Clarification des exigences actuelles et modifications techniques

  • Opérations de plus de 10 000 $ et règle des 24 heures. Les modifications proposées précisent que les opérations multiples effectuées par une personne à l’intérieur d’une période de 24 heures sont considérées comme une seule opération, aux fins de déclaration, lorsqu’elles équivalent à 10 000 $ ou plus, et qu’un seul rapport devrait être soumis incluant toutes les opérations effectuées au cours d’une période de 24 heures qui, collectivement, atteignent ou dépassent ce seuil. Pour les entités déclarantes, cette nouvelle formule devrait simplifier la façon dont elles soumettent des rapports dans le cadre de la règle des 24 heures en éliminant la nécessité de retirer du calcul global les opérations de plus de 10 000 $. Les modifications proposées précisent également que la règle des 24 heures s’applique à une personne qui reçoit des dépôts et/ou des transferts d’argent dont le montant totalise 10 000 $ ou plus au cours d’une période de 24 heures, et que les exigences de déclaration d’opérations importantes en espèces s’appliquent à toutes les opérations totalisant 10 000 $ ou plus, peu importe la structure organisationnelle.
  • Origines de la richesse des personnes politiquement vulnérables. Les modifications proposées exigeraient que les entités déclarantes prennent des mesures raisonnables pour établir les origines de la richesse des personnes politiquement vulnérables. Cette exigence serait vraisemblablement aussi couverte par l’interdiction prévue par le Code criminel (Canada) d’exercer des activités relatives aux produits de la criminalité. Les modifications proposées exigeraient que le montant accumulé de fonds ou la richesse d’un client semble raisonnable et cohérente avec les renseignements fournis, et que les doutes sur l’origine de ces fonds ou de cette richesse devraient être dissipés avant qu’une entité déclarante poursuive la relation ou permette l’opération.
  • Relevés de télévirements. Actuellement, les entités déclarantes sont uniquement tenues d’envoyer un télévirement pour documenter les renseignements relatifs à la transaction. Selon les modifications proposées, les entités déclarantes qui sont des intermédiaires d’une opération ou qui envoient ou reçoivent un télévirement auraient l’obligation de relever et d’inclure les renseignements sur la transaction et d’en faire la tenue de documents. L’objectif déclaré de ce changement aiderait à faire en sorte que ces renseignements demeurent dans le télévirement tout au long de la chaîne de paiement et que les entités déclarantes disposent de tous les renseignements pertinents sur les opérations afin de détecter toute opération douteuse et la déclarer.

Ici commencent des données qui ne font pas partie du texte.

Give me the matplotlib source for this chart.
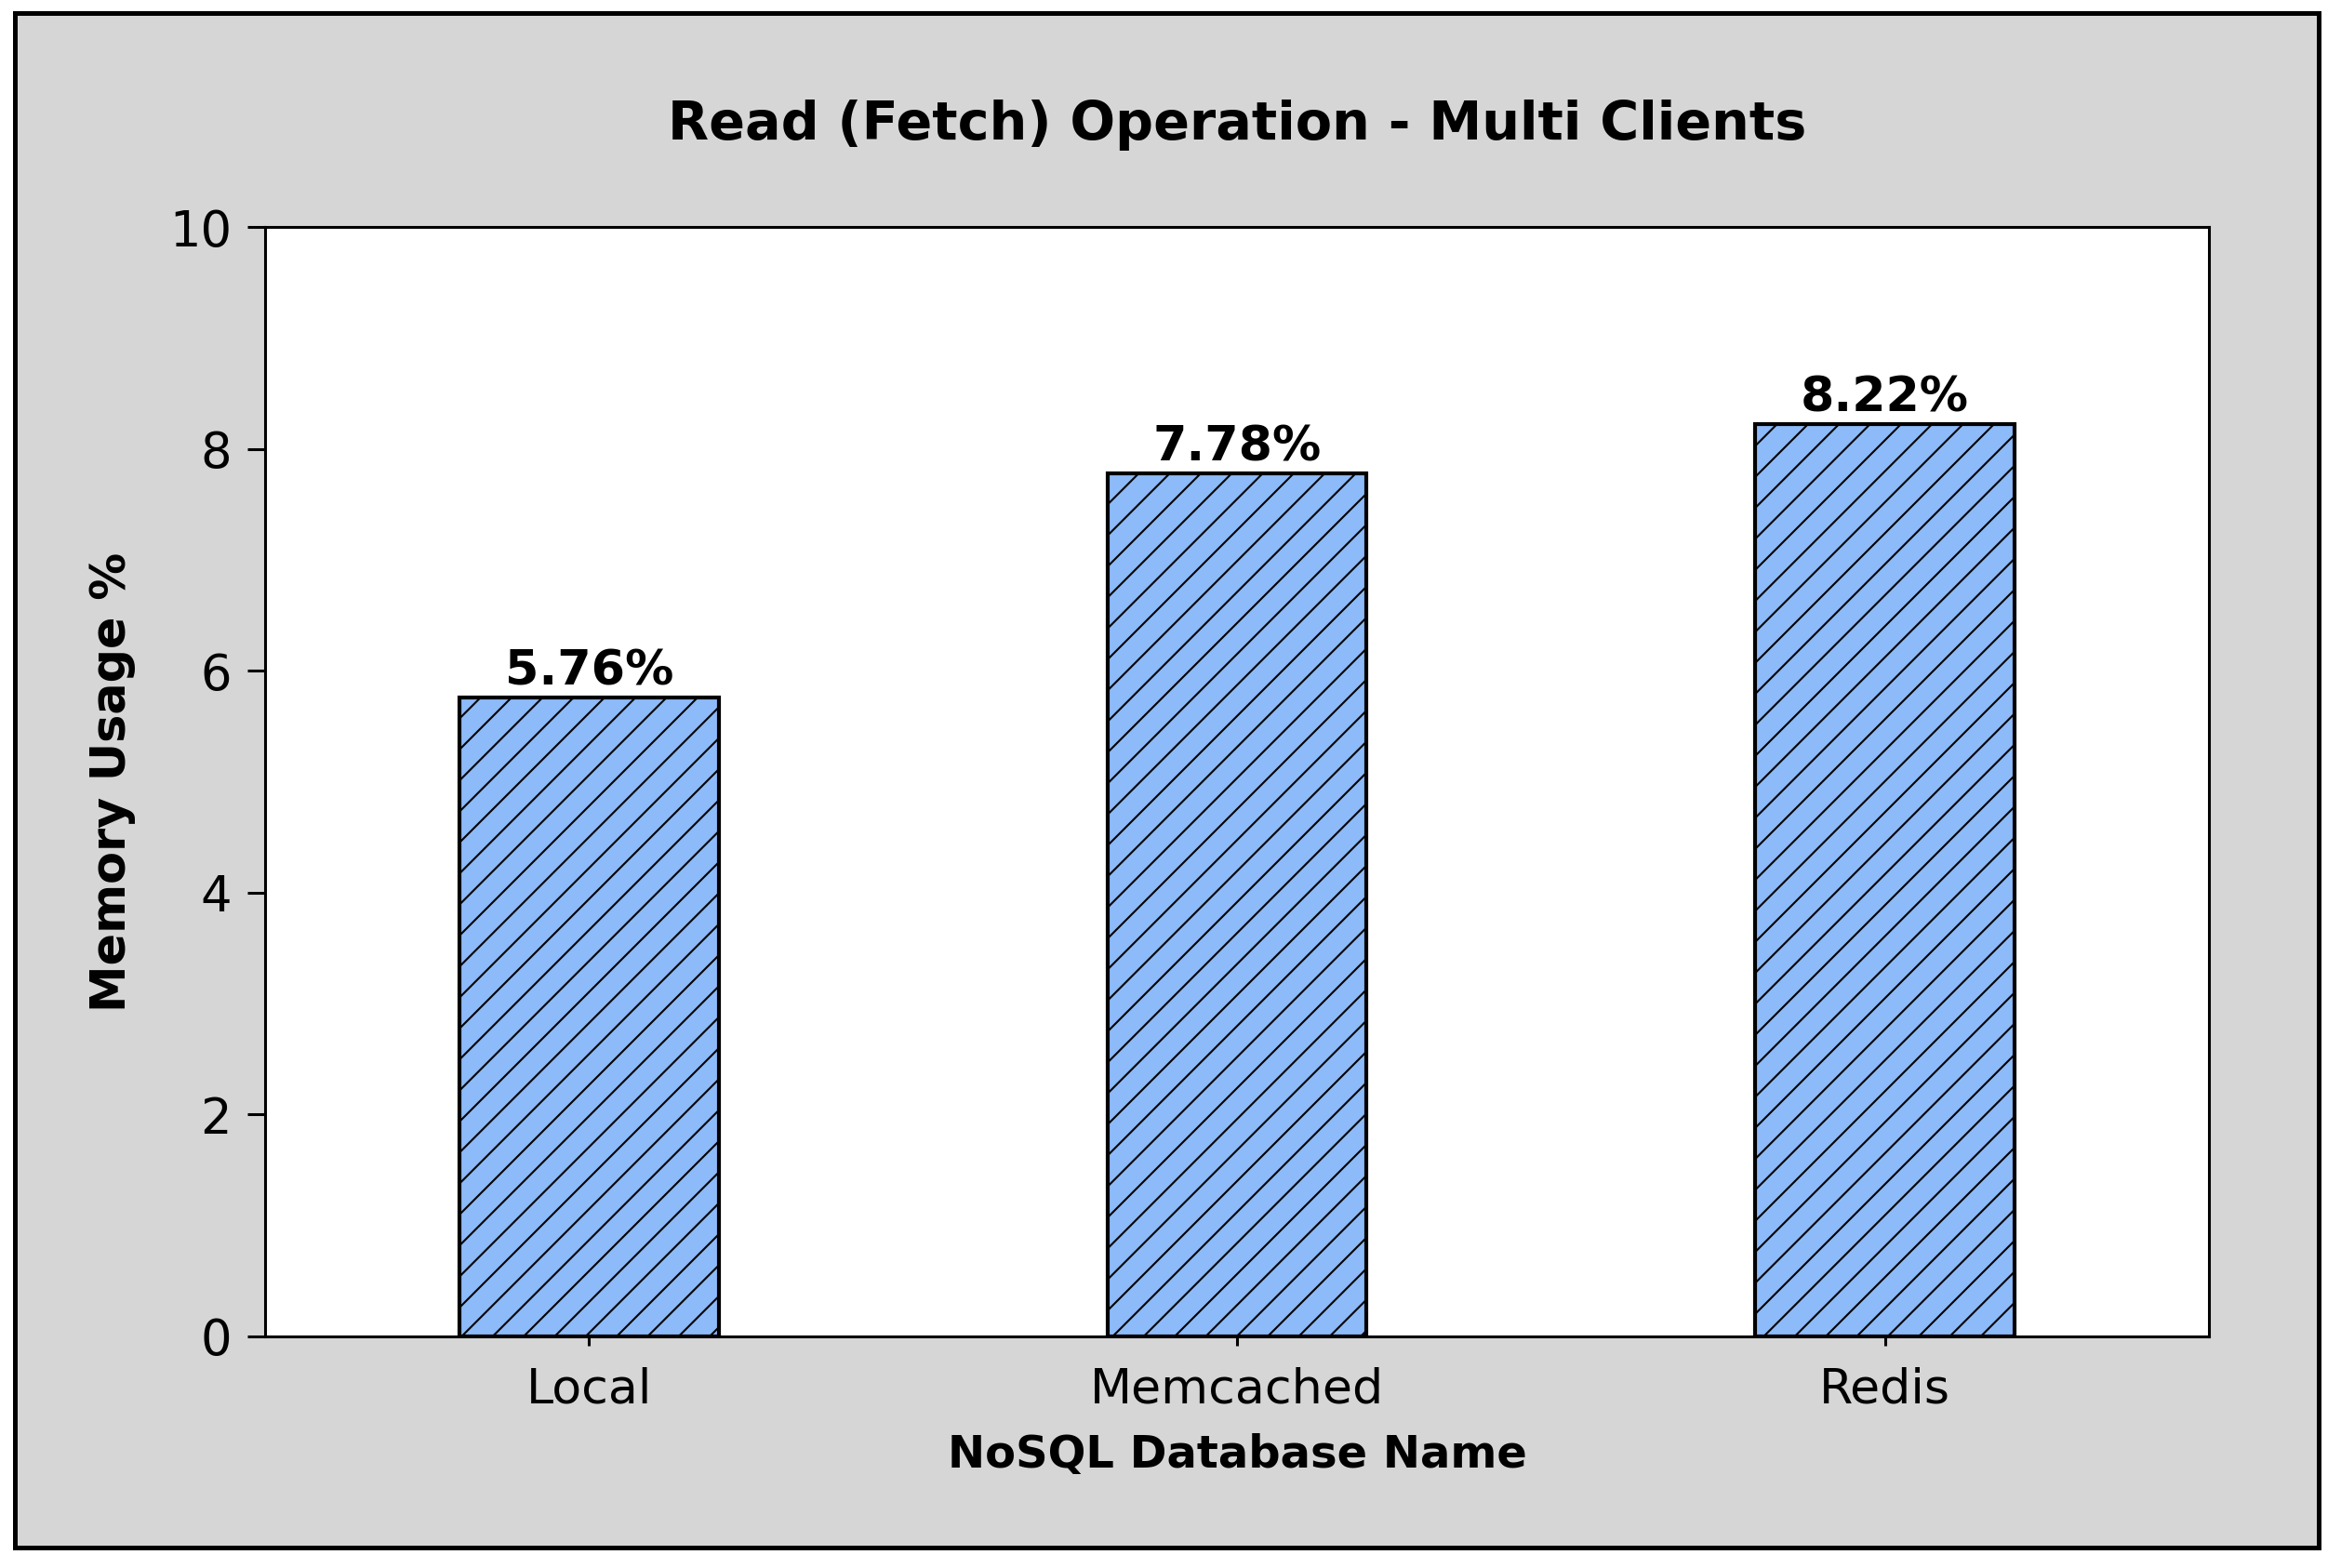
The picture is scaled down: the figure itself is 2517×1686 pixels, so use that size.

  • Renouvellements d’inscription par des entreprises de services monétaires. Actuellement, les ESM doivent renouveler leur inscription au CANAFE tous les deux ans à l’anniversaire de l’inscription initiale et fournir des documents pour appuyer ce renouvellement. Les modifications proposées permettront de renouveler l’inscription des ESM à n’importe quel moment au cours de la période de deux ans et d’éliminer certains renseignements de la demande de renouvellement (par exemple le numéro de télécopieur).
  • Les agents généraux gestionnaires ne sont pas des entités déclarantes. Les modifications proposées précisent que les compagnies d’assurance-vie qui sont des agents généraux gestionnaires (AGG) et qui facilitent les opérations entre d’autres compagnies d’assurance-vie qui sont elles-mêmes des entités déclarantes ne sont pas des entités déclarantes lorsqu’elles agissent en cette qualité.
  • Négociants en métaux précieux et pierres précieuses. Les exemptions pour les activités de risque faible pour les négociants en métaux précieux et en pierres précieuses (comme la fabrication de bijoux) seraient élargies pour inclure d’autres types de processus de fabrication qui peuvent nécessiter l’utilisation ou la consommation de métaux précieux et de pierres précieuses (par exemple les diamants utilisés pour la fabrication de fleurets), conformément à l’intention initiale de la politique.
  • Comptables. Les modifications proposées clarifient que les comptables qui agissent uniquement au nom d’un syndic dans le cas de services de faillite ou comme professionnels de l’insolvabilité ne seraient pas assujettis aux exigences de la Loi.